[START OF DATA SECTION]

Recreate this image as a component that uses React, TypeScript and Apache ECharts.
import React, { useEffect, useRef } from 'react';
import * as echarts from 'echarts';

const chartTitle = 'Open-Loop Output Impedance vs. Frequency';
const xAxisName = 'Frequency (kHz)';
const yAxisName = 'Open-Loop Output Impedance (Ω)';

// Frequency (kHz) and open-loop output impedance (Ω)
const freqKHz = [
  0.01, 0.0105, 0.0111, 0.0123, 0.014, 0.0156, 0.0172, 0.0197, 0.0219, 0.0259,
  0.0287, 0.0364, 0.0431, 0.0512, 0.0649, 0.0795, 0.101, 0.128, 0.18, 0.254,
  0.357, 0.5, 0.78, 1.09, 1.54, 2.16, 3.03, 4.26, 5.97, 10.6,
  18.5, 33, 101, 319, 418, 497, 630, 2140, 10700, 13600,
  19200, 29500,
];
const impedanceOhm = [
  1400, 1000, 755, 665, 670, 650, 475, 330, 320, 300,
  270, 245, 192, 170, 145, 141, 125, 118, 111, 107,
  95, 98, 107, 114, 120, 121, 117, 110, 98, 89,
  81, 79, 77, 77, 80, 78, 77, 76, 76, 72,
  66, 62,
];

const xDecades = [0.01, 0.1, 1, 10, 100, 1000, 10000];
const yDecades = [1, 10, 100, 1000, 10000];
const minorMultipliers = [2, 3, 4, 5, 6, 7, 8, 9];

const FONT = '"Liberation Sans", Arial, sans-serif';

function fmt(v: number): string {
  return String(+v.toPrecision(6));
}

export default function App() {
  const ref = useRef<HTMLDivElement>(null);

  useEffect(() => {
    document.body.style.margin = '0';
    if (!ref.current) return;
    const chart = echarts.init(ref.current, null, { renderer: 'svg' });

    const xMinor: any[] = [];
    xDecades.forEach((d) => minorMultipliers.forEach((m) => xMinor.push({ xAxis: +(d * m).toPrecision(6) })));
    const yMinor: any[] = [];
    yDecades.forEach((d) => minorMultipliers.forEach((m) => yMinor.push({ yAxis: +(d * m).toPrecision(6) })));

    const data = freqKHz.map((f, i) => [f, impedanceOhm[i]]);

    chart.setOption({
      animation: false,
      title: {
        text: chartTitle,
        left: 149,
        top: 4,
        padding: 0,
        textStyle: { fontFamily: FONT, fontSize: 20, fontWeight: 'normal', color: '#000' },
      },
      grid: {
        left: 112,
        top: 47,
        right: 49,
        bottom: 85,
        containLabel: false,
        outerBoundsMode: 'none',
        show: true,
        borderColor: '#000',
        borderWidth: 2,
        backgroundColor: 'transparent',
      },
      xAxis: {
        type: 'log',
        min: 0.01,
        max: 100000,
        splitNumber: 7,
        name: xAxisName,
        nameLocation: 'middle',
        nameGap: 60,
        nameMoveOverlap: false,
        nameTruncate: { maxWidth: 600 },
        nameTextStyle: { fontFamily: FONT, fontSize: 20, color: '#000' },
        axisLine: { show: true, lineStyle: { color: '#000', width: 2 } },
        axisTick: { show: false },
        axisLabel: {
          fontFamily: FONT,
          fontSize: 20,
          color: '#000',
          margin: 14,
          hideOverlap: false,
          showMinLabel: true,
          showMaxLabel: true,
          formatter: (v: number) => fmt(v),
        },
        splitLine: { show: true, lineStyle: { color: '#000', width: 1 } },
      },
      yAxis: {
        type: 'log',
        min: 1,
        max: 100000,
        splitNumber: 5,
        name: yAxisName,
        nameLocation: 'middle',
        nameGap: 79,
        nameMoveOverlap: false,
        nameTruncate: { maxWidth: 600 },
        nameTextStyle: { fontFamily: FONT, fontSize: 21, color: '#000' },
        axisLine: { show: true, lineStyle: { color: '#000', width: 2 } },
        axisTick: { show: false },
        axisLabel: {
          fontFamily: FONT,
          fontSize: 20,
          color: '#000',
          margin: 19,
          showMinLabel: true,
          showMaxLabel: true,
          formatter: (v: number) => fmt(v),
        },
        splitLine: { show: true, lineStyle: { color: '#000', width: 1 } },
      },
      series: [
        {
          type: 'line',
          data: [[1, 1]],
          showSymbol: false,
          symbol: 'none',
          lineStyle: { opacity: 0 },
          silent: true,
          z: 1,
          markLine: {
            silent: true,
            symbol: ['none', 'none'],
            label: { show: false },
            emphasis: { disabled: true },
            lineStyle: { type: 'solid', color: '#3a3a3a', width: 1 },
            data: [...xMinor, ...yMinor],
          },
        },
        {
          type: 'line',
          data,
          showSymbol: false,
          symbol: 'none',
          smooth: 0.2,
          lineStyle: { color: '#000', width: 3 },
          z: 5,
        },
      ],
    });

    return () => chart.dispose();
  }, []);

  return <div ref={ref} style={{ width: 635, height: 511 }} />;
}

[END OF DATA SECTION]

Please print exactly what appears from the first line of the data through the line with "const yAxisName = 'Open-Loop", including both of those lines and nothing past them.

Recreate this image as a component that uses React, TypeScript and Apache ECharts.
import React, { useEffect, useRef } from 'react';
import * as echarts from 'echarts';

const chartTitle = 'Open-Loop Output Impedance vs. Frequency';
const xAxisName = 'Frequency (kHz)';
const yAxisName = 'Open-Loop Output Impedance (Ω)';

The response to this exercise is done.